══ Raw data ══

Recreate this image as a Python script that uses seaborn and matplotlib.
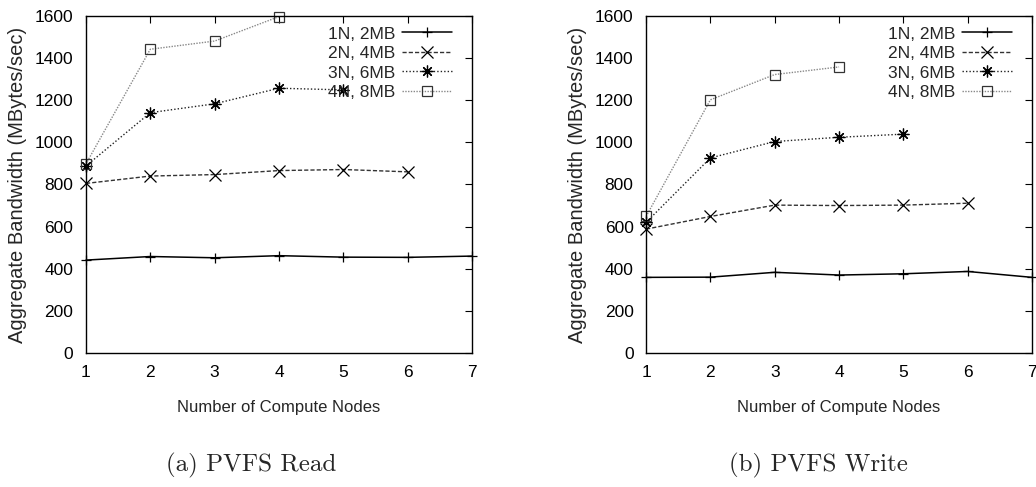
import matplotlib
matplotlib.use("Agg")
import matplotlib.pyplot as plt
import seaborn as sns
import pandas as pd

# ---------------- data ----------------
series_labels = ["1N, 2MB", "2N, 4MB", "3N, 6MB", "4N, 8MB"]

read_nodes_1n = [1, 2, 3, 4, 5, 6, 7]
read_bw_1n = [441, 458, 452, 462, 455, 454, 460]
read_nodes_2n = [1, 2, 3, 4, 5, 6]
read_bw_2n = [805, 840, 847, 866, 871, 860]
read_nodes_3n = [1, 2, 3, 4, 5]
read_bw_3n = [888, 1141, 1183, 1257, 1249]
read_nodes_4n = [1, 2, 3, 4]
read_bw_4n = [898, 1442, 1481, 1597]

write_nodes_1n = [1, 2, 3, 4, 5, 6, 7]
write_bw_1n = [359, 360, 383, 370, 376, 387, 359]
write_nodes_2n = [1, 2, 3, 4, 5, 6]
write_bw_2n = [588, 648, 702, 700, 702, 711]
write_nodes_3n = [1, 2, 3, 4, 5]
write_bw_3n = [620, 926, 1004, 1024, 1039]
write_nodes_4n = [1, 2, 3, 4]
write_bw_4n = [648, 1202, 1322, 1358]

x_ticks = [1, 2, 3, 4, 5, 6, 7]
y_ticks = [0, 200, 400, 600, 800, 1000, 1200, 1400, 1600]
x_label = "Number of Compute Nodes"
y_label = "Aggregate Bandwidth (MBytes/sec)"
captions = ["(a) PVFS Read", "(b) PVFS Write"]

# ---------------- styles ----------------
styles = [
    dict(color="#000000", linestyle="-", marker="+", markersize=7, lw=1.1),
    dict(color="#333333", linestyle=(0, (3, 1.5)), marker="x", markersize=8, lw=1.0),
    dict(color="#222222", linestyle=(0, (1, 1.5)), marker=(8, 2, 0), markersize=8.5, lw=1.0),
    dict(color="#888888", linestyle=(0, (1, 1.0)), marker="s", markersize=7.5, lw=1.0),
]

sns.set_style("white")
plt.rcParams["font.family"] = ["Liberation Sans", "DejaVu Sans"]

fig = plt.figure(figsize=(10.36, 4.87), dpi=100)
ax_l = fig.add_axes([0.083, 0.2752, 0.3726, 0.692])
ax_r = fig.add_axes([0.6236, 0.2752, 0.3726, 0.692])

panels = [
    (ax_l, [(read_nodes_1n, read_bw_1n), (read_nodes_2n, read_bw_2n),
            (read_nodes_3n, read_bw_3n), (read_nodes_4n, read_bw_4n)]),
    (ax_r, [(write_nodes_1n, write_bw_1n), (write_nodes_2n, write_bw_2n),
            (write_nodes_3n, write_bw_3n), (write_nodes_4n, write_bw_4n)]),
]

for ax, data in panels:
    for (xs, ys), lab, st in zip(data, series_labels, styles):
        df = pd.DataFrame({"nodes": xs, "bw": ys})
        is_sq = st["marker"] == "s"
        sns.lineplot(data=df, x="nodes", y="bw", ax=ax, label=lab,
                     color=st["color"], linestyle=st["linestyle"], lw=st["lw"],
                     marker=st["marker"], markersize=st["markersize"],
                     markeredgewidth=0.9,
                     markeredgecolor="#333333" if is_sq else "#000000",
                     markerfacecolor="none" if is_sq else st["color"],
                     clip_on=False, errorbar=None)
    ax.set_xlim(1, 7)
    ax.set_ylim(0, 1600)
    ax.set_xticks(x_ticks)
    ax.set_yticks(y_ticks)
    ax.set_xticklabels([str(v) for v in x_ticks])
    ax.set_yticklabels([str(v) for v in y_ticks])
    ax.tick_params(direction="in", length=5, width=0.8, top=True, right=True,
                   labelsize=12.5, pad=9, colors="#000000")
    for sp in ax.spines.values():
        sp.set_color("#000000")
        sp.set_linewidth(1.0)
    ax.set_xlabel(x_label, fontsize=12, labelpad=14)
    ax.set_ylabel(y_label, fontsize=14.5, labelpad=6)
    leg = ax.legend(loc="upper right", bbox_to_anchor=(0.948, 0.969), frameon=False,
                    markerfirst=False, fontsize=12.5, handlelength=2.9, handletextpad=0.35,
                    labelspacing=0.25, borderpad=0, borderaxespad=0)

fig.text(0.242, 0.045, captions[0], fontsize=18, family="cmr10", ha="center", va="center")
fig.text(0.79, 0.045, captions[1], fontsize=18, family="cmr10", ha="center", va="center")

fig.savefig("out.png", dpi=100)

═══

## Written instruction:
Reproduce the full material exactly, excluding the pictures.

## Result:
Recreate this image as a Python script that uses seaborn and matplotlib.
import matplotlib
matplotlib.use("Agg")
import matplotlib.pyplot as plt
import seaborn as sns
import pandas as pd

# ---------------- data ----------------
series_labels = ["1N, 2MB", "2N, 4MB", "3N, 6MB", "4N, 8MB"]

read_nodes_1n = [1, 2, 3, 4, 5, 6, 7]
read_bw_1n = [441, 458, 452, 462, 455, 454, 460]
read_nodes_2n = [1, 2, 3, 4, 5, 6]
read_bw_2n = [805, 840, 847, 866, 871, 860]
read_nodes_3n = [1, 2, 3, 4, 5]
read_bw_3n = [888, 1141, 1183, 1257, 1249]
read_nodes_4n = [1, 2, 3, 4]
read_bw_4n = [898, 1442, 1481, 1597]

write_nodes_1n = [1, 2, 3, 4, 5, 6, 7]
write_bw_1n = [359, 360, 383, 370, 376, 387, 359]
write_nodes_2n = [1, 2, 3, 4, 5, 6]
write_bw_2n = [588, 648, 702, 700, 702, 711]
write_nodes_3n = [1, 2, 3, 4, 5]
write_bw_3n = [620, 926, 1004, 1024, 1039]
write_nodes_4n = [1, 2, 3, 4]
write_bw_4n = [648, 1202, 1322, 1358]

x_ticks = [1, 2, 3, 4, 5, 6, 7]
y_ticks = [0, 200, 400, 600, 800, 1000, 1200, 1400, 1600]
x_label = "Number of Compute Nodes"
y_label = "Aggregate Bandwidth (MBytes/sec)"
captions = ["(a) PVFS Read", "(b) PVFS Write"]

# ---------------- styles ----------------
styles = [
    dict(color="#000000", linestyle="-", marker="+", markersize=7, lw=1.1),
    dict(color="#333333", linestyle=(0, (3, 1.5)), marker="x", markersize=8, lw=1.0),
    dict(color="#222222", linestyle=(0, (1, 1.5)), marker=(8, 2, 0), markersize=8.5, lw=1.0),
    dict(color="#888888", linestyle=(0, (1, 1.0)), marker="s", markersize=7.5, lw=1.0),
]

sns.set_style("white")
plt.rcParams["font.family"] = ["Liberation Sans", "DejaVu Sans"]

fig = plt.figure(figsize=(10.36, 4.87), dpi=100)
ax_l = fig.add_axes([0.083, 0.2752, 0.3726, 0.692])
ax_r = fig.add_axes([0.6236, 0.2752, 0.3726, 0.692])

panels = [
    (ax_l, [(read_nodes_1n, read_bw_1n), (read_nodes_2n, read_bw_2n),
            (read_nodes_3n, read_bw_3n), (read_nodes_4n, read_bw_4n)]),
    (ax_r, [(write_nodes_1n, write_bw_1n), (write_nodes_2n, write_bw_2n),
            (write_nodes_3n, write_bw_3n), (write_nodes_4n, write_bw_4n)]),
]

for ax, data in panels:
    for (xs, ys), lab, st in zip(data, series_labels, styles):
        df = pd.DataFrame({"nodes": xs, "bw": ys})
        is_sq = st["marker"] == "s"
        sns.lineplot(data=df, x="nodes", y="bw", ax=ax, label=lab,
                     color=st["color"], linestyle=st["linestyle"], lw=st["lw"],
                     marker=st["marker"], markersize=st["markersize"],
                     markeredgewidth=0.9,
                     markeredgecolor="#333333" if is_sq else "#000000",
                     markerfacecolor="none" if is_sq else st["color"],
                     clip_on=False, errorbar=None)
    ax.set_xlim(1, 7)
    ax.set_ylim(0, 1600)
    ax.set_xticks(x_ticks)
    ax.set_yticks(y_ticks)
    ax.set_xticklabels([str(v) for v in x_ticks])
    ax.set_yticklabels([str(v) for v in y_ticks])
    ax.tick_params(direction="in", length=5, width=0.8, top=True, right=True,
                   labelsize=12.5, pad=9, colors="#000000")
    for sp in ax.spines.values():
        sp.set_color("#000000")
        sp.set_linewidth(1.0)
    ax.set_xlabel(x_label, fontsize=12, labelpad=14)
    ax.set_ylabel(y_label, fontsize=14.5, labelpad=6)
    leg = ax.legend(loc="upper right", bbox_to_anchor=(0.948, 0.969), frameon=False,
                    markerfirst=False, fontsize=12.5, handlelength=2.9, handletextpad=0.35,
                    labelspacing=0.25, borderpad=0, borderaxespad=0)

fig.text(0.242, 0.045, captions[0], fontsize=18, family="cmr10", ha="center", va="center")
fig.text(0.79, 0.045, captions[1], fontsize=18, family="cmr10", ha="center", va="center")

fig.savefig("out.png", dpi=100)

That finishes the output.